At the opposite end of the compass is Laguna, definitely a Rizal country as he was born in Calamba. A stone’s throw from each other is the Rizal Shrine, the reconstructed house where he was born, and the Church of St. John the Baptist, where Rizal was baptized on June 2, 1861. In nearby Los Baños is the house where Paciano Rizal, Rizal’s older brother, lived.
An eight-hour drive further south, in Daet, Camarines Norte, is the site of the first and oldest monument erected in honor of Rizal (though he never set foot in the town) in the country antedating, by 14 years, the more famous one built in Luneta in 1912 and in the world. The monument, a 3-tiered, 20-ft., high stone pylon designed by Lt.-Col. Antonio Sanz, a soldier-artist and a revolutionary head of the local government, and Lt.-Col. Ildefonso Alegre on December 30, 1898 (just two years after Rizal’s death), is rather unique as it does not bear a sculpted image of Rizal, unlike other monuments today.
Onward to the Visayas, Rizal, on board the SS Espana, made stopovers at Negros Oriental, Cebu and Iloilo on the way back to Manila from his exile in Dapitan, Zamboanga del Norte. Rizal made a one day visit to Dumaguete City, meeting with Negros Governor Emilio Regal and his classmate Faustino Herrero Regidor on August 1, 1896. The next day, he visited Cebu City where he treated patients with eye ailments. Incidentally, the University of the Southern Philippines Foundation Museum has the largest collection of Rizal’s works outside Luzon. Two days later, on August 4, he made a half-day layover in Iloilo City where Rizal visited his friend, Raymundo Melliza, who brought him to the Gothic-Renaissance-style St. Anne’s Church in Molo. Here, Rizal prayed and also viewed its collection of Biblical paintings, mostly copies by Gustave Dore which are no longer extant.
The tail end of the journey would be in Dapitan City in Zamboanga del Norte where a little over four (1892-1896) years of Rizal’s 35 years on earth were spent in political exile in this town in Mindanao. Here, he bought a 10-hectare estate (from his share of a winning lottery ticket) where he built three houses, engaged in farming (planting a large number of fruit and coconut trees, hemp, coffee and cacao), collected botanical and zoological specimens, and established a hospital and a school for bright boys. He also created a relief map of Mindanao at Dapitan plaza and designed the altar for the church of Dipolog. Other Rizal pilgrimage sites in Dapitan include Santa Cruz Beach (where Rizal landed on July 17, 1892) and the site of the Casa Real (where Rizal lived there from July 17, 1892 to March 1893).

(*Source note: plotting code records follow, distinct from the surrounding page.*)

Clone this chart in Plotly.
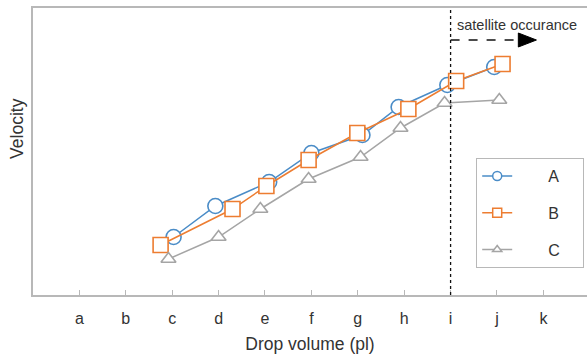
import plotly.graph_objects as go

# ---- data ----
tick_labels = ["a", "b", "c", "d", "e", "f", "g", "h", "i", "j", "k"]
tick_pos = list(range(len(tick_labels)))

a_x = [2.03, 2.93, 4.09, 5.00, 6.10, 6.88, 7.93, 8.94]
a_y = [58, 89, 113, 142, 160, 188, 210, 228]

b_x = [1.75, 3.30, 4.03, 4.94, 5.99, 7.09, 8.12, 9.12]
b_y = [50, 86, 109, 135, 162, 186, 214, 231]

c_x = [1.92, 3.00, 3.90, 4.94, 6.06, 6.92, 7.87, 9.05]
c_y = [36, 58, 86, 116, 138, 167, 192, 195]

satellite_x = 8          # category "i"
arrow_end_x = 9.46
arrow_tip_x = 9.85
arrow_y = 255
y_max = 287

BLUE = "#4A8CC7"
ORANGE = "#ED7D31"
GRAY = "#A5A5A5"
FRAME = "#B8B8B8"
TXT = "#333333"
FONT = "Liberation Sans, Arial, sans-serif"

fig = go.Figure()
series = [
    ("A", a_x, a_y, BLUE, "circle", 15, 9),
    ("B", b_x, b_y, ORANGE, "square", 15, 9),
    ("C", c_x, c_y, GRAY, "triangle-up", 13, 8),
]
NB = "\u00a0"
for name, xs, ys, col, sym, sz, lsz in series:
    fig.add_trace(go.Scatter(
        x=xs, y=ys, name=name, mode="lines+markers",
        legendgroup=name, showlegend=False,
        line=dict(color=col, width=1.5),
        marker=dict(symbol=sym, size=sz, color="white",
                    line=dict(color=col, width=1.6)),
    ))
    # legend entry with small marker (no visible data)
    fig.add_trace(go.Scatter(
        x=[None], y=[None], name=NB * 7 + name + NB * 4, mode="lines+markers",
        legendgroup=name, showlegend=True,
        line=dict(color=col, width=1.5),
        marker=dict(symbol=sym, size=lsz, color="white",
                    line=dict(color=col, width=1.5)),
    ))

# vertical dotted threshold line
fig.add_shape(type="line", xref="x", yref="paper",
              x0=satellite_x, x1=satellite_x, y0=0, y1=1,
              line=dict(color="#111111", width=1.3, dash="dot"))
# dashed arrow shaft
fig.add_shape(type="line", xref="x", yref="y",
              x0=satellite_x, x1=arrow_end_x, y0=arrow_y, y1=arrow_y,
              line=dict(color="#111111", width=1.6, dash="dash"))
# arrow head
fig.add_shape(type="path", xref="x", yref="y",
              path=f"M {arrow_end_x},{arrow_y - 7} L {arrow_tip_x},{arrow_y} "
                   f"L {arrow_end_x},{arrow_y + 7} Z",
              fillcolor="#000000", line=dict(color="#000000", width=1))

fig.add_annotation(x=9.44, y=arrow_y + 15,
                   xref="x", yref="y", text="satellite occurance",
                   showarrow=False, xanchor="center", yanchor="middle",
                   font=dict(size=14.5, color=TXT, family=FONT))

fig.add_annotation(x=-0.029, y=0.582, xref="paper", yref="paper",
                   text="Velocity", textangle=-90, showarrow=False,
                   xanchor="center", yanchor="middle",
                   font=dict(size=17.5, color=TXT, family=FONT))

fig.update_layout(
    width=587, height=358,
    margin=dict(l=33, r=0, t=8, b=63),
    plot_bgcolor="white", paper_bgcolor="white",
    font=dict(family=FONT, color=TXT),
    showlegend=True,
    legend=dict(x=0.80, y=0.477, xanchor="left", yanchor="top",
                bgcolor="white", bordercolor=FRAME, borderwidth=1,
                font=dict(size=16, color=TXT, family=FONT),
                tracegroupgap=13, traceorder="grouped"),
    xaxis=dict(
        range=[-1, 10.94], tickmode="array", tickvals=tick_pos,
        ticktext=tick_labels, ticks="inside", ticklen=5, tickcolor=FRAME,
        ticklabelstandoff=8,
        showline=True, linecolor=FRAME, linewidth=1.5, mirror=True,
        showgrid=False, zeroline=False,
        tickfont=dict(size=16, color=TXT, family=FONT),
        title=dict(text="Drop volume (pl)", standoff=12,
                   font=dict(size=17.5, color=TXT, family=FONT)),
    ),
    yaxis=dict(
        range=[0, y_max], showticklabels=False, ticks="",
        showline=True, linecolor=FRAME, linewidth=1.5,
        showgrid=False, zeroline=False,
    ),
)

fig.write_html("out.html")
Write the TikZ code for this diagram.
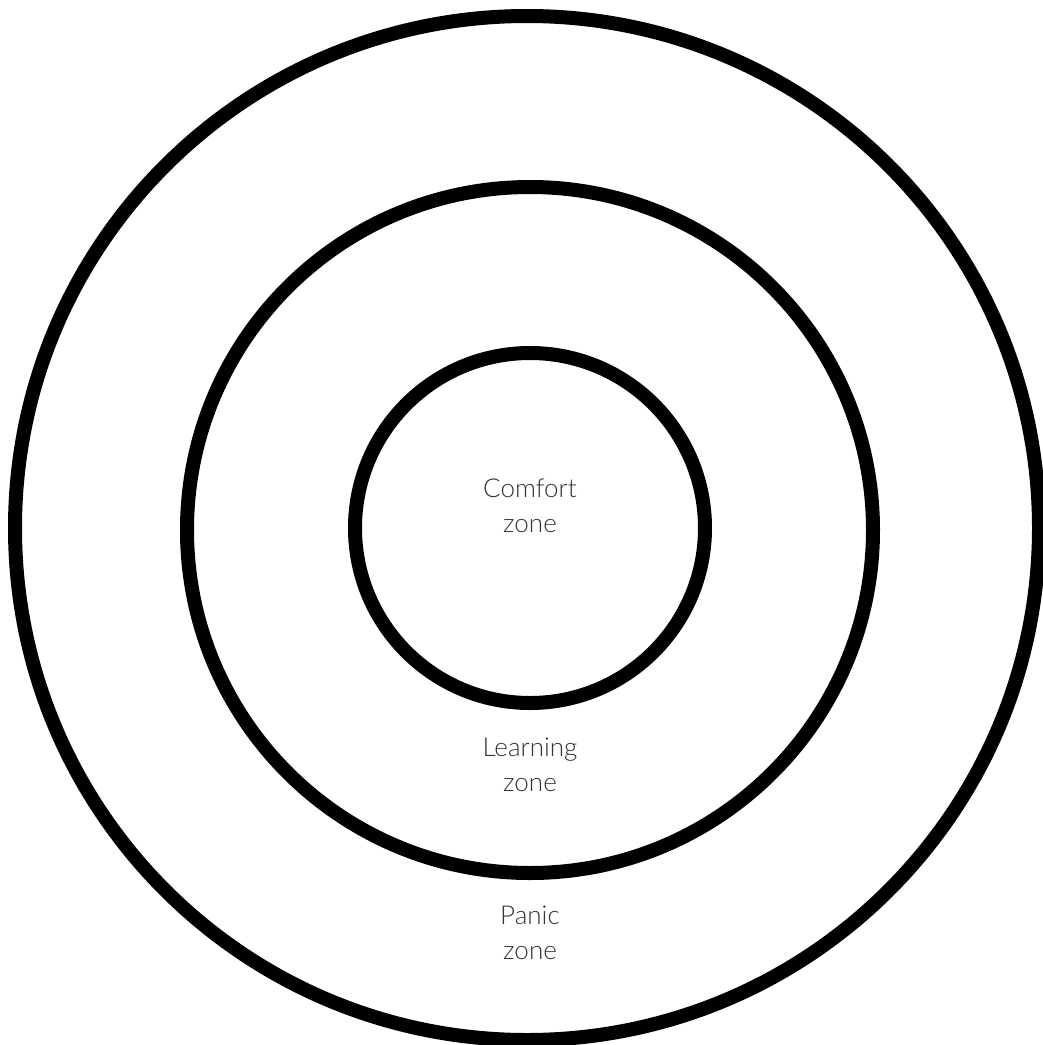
\documentclass[tikz,border=0pt]{standalone}
\usepackage{fontspec}
\setmainfont{Lato}[UprightFont={* Light}]
\usetikzlibrary{positioning}

\begin{document}
\begin{tikzpicture}[x=1pt, y=-1pt,
    zone/.style={draw=black, line width=14pt, circle, inner sep=0pt},
    zonelabel/.style={align=center, text=black!80, font=\fontsize{26}{35}\selectfont}]
    % Page
    \useasboundingbox[fill=white] (0,0) rectangle (1043,1045);

    % Zones
    \node[zone, minimum size=1024pt] (panic) at (527,528) {};
    \node[zone, minimum size=686pt] (learning) at (530,530) {};
    \node[zone, minimum size=350pt] (comfort) at (530,528) {};

    % Labels
    \node[zonelabel] (comforttext) at (530,506) {Comfort\\zone};
    \node[zonelabel] (learningtext) at (530,765) {Learning\\zone};
    \node[zonelabel] (panictext) at (530,933) {Panic\\zone};
\end{tikzpicture}
\end{document}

He also gathered 346 shells of 203 species, created sculptures from clay (Oyang Dapitana and Mother’s Revenge), embarked in the business of buying and selling abaca and copra, drained the marshes to get rid of malaria that was infesting Dapitan, built a waterworks system and wrote some of his poems, articles and scientific treatises, as well as letters to his family and friends. Today, it is a National Shrine housing a collection of five reconstructed houses of bamboo and nipa, originally built by José Rizal, as well as other auxiliary structures, all in their original location.
His exile was also not so lonely as, in 1895, he fell in love with the 18 year old Irishwoman Josephine Bracken, the adopted daughter of her blind American godfather George Taufer, one of Rizal’s patients. Rizal wrote the poem A Josefina for Josephine. Though not married, they lived together as husband and wife and had a son who born prematurely and died within hours of birth. An hour before Rizal’s scheduled execution in Bagumbayan, they were said to have been married in a religious ceremony.